>> Begin

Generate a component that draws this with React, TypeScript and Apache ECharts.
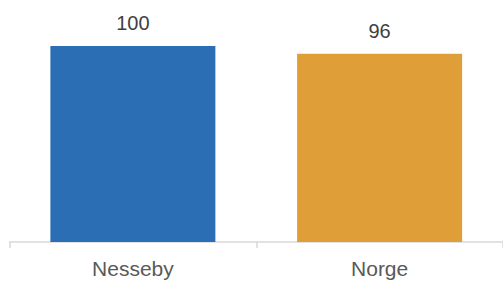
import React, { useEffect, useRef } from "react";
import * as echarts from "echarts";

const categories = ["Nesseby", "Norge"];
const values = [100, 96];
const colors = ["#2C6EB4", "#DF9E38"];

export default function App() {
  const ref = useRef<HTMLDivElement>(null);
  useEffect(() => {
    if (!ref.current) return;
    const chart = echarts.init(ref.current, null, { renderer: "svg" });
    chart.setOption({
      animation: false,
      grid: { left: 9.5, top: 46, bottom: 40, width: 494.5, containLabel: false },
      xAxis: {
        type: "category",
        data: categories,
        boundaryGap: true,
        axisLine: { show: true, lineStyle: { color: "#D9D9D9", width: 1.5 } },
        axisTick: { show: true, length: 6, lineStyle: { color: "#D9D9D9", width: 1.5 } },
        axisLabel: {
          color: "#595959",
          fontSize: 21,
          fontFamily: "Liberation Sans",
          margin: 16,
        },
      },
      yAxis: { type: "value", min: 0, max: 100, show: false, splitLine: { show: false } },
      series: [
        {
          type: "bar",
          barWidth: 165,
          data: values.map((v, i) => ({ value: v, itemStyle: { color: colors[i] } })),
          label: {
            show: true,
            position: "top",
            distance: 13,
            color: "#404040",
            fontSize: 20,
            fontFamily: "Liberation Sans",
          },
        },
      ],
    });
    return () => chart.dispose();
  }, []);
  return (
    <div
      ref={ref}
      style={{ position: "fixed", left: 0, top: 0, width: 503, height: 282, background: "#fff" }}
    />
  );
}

>> End

| EXERCISE DETAILS |
The material above must be printed exactly, with its pictures left out.

| SOLUTION TO THE EXERCISE |
Generate a component that draws this with React, TypeScript and Apache ECharts.
import React, { useEffect, useRef } from "react";
import * as echarts from "echarts";

const categories = ["Nesseby", "Norge"];
const values = [100, 96];
const colors = ["#2C6EB4", "#DF9E38"];

export default function App() {
  const ref = useRef<HTMLDivElement>(null);
  useEffect(() => {
    if (!ref.current) return;
    const chart = echarts.init(ref.current, null, { renderer: "svg" });
    chart.setOption({
      animation: false,
      grid: { left: 9.5, top: 46, bottom: 40, width: 494.5, containLabel: false },
      xAxis: {
        type: "category",
        data: categories,
        boundaryGap: true,
        axisLine: { show: true, lineStyle: { color: "#D9D9D9", width: 1.5 } },
        axisTick: { show: true, length: 6, lineStyle: { color: "#D9D9D9", width: 1.5 } },
        axisLabel: {
          color: "#595959",
          fontSize: 21,
          fontFamily: "Liberation Sans",
          margin: 16,
        },
      },
      yAxis: { type: "value", min: 0, max: 100, show: false, splitLine: { show: false } },
      series: [
        {
          type: "bar",
          barWidth: 165,
          data: values.map((v, i) => ({ value: v, itemStyle: { color: colors[i] } })),
          label: {
            show: true,
            position: "top",
            distance: 13,
            color: "#404040",
            fontSize: 20,
            fontFamily: "Liberation Sans",
          },
        },
      ],
    });
    return () => chart.dispose();
  }, []);
  return (
    <div
      ref={ref}
      style={{ position: "fixed", left: 0, top: 0, width: 503, height: 282, background: "#fff" }}
    />
  );
}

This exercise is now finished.